I’m actually collecting a series of fantasy novels with bad cover art on purpose. It’s Evangeline Walton’s Mabinogion series. They’re excellent stories and very close to the source material, but the cover art…let me just show you.
I wish I could find a wraparound cover of this. It’s even worse on the back. I firmly believe that the artist took a lot of acid before painting this. When I found this book, this was the only version at the store. It’s a hard series to find, too, so I grabbed it and ran (paying first, of course). Then a few years later I find the second book in another used bookstore. Two editions of it, actually. One had a generic fantasy-novel cover and the other was as trippy as the first.
In its defense, I will say this scene actually does happen in the book. I think Bran (the giant guy) was clothed at the time, though.
Now I just need to find the trippy-covered Prince of Annwn and Song of Rhiannon. This version of SoR will not find its way to my shelves. Way too tame. The series has to match. (It causes me no end of irritation that my copy of *Dragondrums *does not match the first two books I own in the Harper Hall trilogy.)
Lois McMaster Bujold’s Vorkosigan books often get very unusual covers, such as this legendarily bad German cover for “Warrior’s Apprentice” http://www.dendarii.co.uk/Covers/German/twa_de.jpg - yes that’s supposed to be Miles.
One edition of Diane Duane’s The Door Into Fire had an embarrassingly bad cover that looked more like something for an erotic Conan rip-off. Badly represents the book; I’ll post a link in a spoiler box to satisfy the two-click rule for NSFW links.
I see that some of Glen Cook’s Black Company novel’s cover art is coming in for some (IMO justified) criticism.
Some of the cover art on Ringo’s Empire of Man series is so bad I think that it has to be a deliberate shout-out to cheesy '50s serial-pulp covers.
On the flip-side of bad, I’ve always liked James Gurney’s work, both on covers and just general look/tone. It’s like Norman Rockwell meets Douglas Adams, and they team up and head for the Land of the Lost together.
I’ve wondered for years who it was who did all those ugly cover paintings for fantasy novels. I thought of him as the “too much yellow” artist.

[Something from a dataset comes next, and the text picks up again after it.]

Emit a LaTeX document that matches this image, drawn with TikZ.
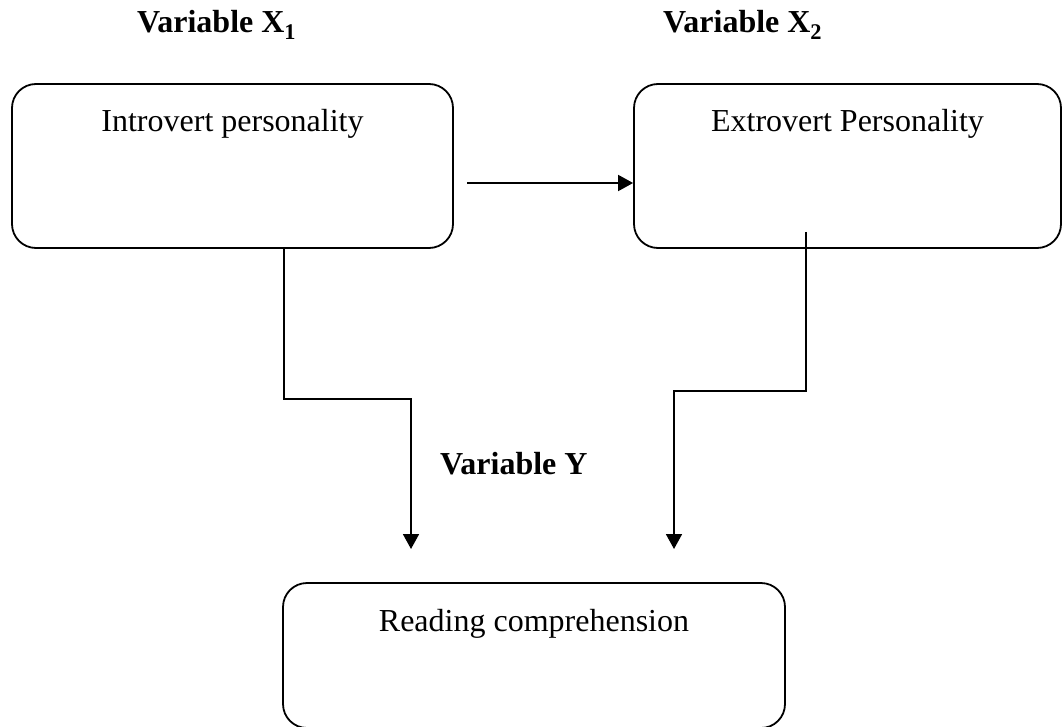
\documentclass[tikz,border=0pt]{standalone}
\usepackage{fontspec}
\setmainfont{Liberation Serif}
\usetikzlibrary{arrows.meta}
\tikzset{
  box/.style={draw, line width=1.8pt, rounded corners=24pt, inner sep=0pt},
  boxtext/.style={anchor=base, inner sep=0pt, font=\fontsize{32}{38}\selectfont},
  vartext/.style={anchor=base west, inner sep=0pt, font=\fontsize{32}{38}\selectfont\bfseries},
  arr/.style={line width=1.8pt, -{Triangle[length=15pt,width=16pt]}}
}
\begin{document}
\begin{tikzpicture}[x=1pt,y=-1pt]
\useasboundingbox (0,0) rectangle (1062,727);
% boxes
\node[box, minimum width=441pt, minimum height=164pt] (intro) at (232.5,166) {};
\node[box, minimum width=427pt, minimum height=164pt] (extro) at (847.5,166) {};
\node[box, minimum width=502pt, minimum height=145pt] (read) at (534,655.5) {};
% box texts
\node[boxtext] (introtext) at (232.5,132) {Introvert personality};
\node[boxtext] (extrotext) at (847.5,132) {Extrovert Personality};
\node[boxtext] (readtext) at (534,631) {Reading comprehension};
% variable labels
\node[vartext] (vx1) at (137,33) {Variable X\textsubscript{1}};
\node[vartext] (vx2) at (663,33) {Variable X\textsubscript{2}};
\node[vartext] (vy) at (440,474) {Variable Y};
% connector coordinates
\coordinate (hstart) at (467,183);
\coordinate (lstart) at (284,248);
\coordinate (lend) at (411,549);
\coordinate (rstart) at (806,232);
\coordinate (rend) at (674,549);
% connectors
\draw[arr] (hstart) -- (extro.west |- hstart);
\draw[arr] (lstart) -- (284,399) -- (411,399) -- (lend);
\draw[arr] (rstart) -- (806,391) -- (674,391) -- (rend);
\end{tikzpicture}
\end{document}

I first noticed his work on the Xanth books, but he also did some of the US Discworld covers and I regularly recognize his style on books I see at the library.
I’m not sure if this is true, but I’ve heard that cover art generally has to be done before the book is finished and that the artist usually just gets a paragraph or two to work from. This would explain why things like hair color are so often wrong.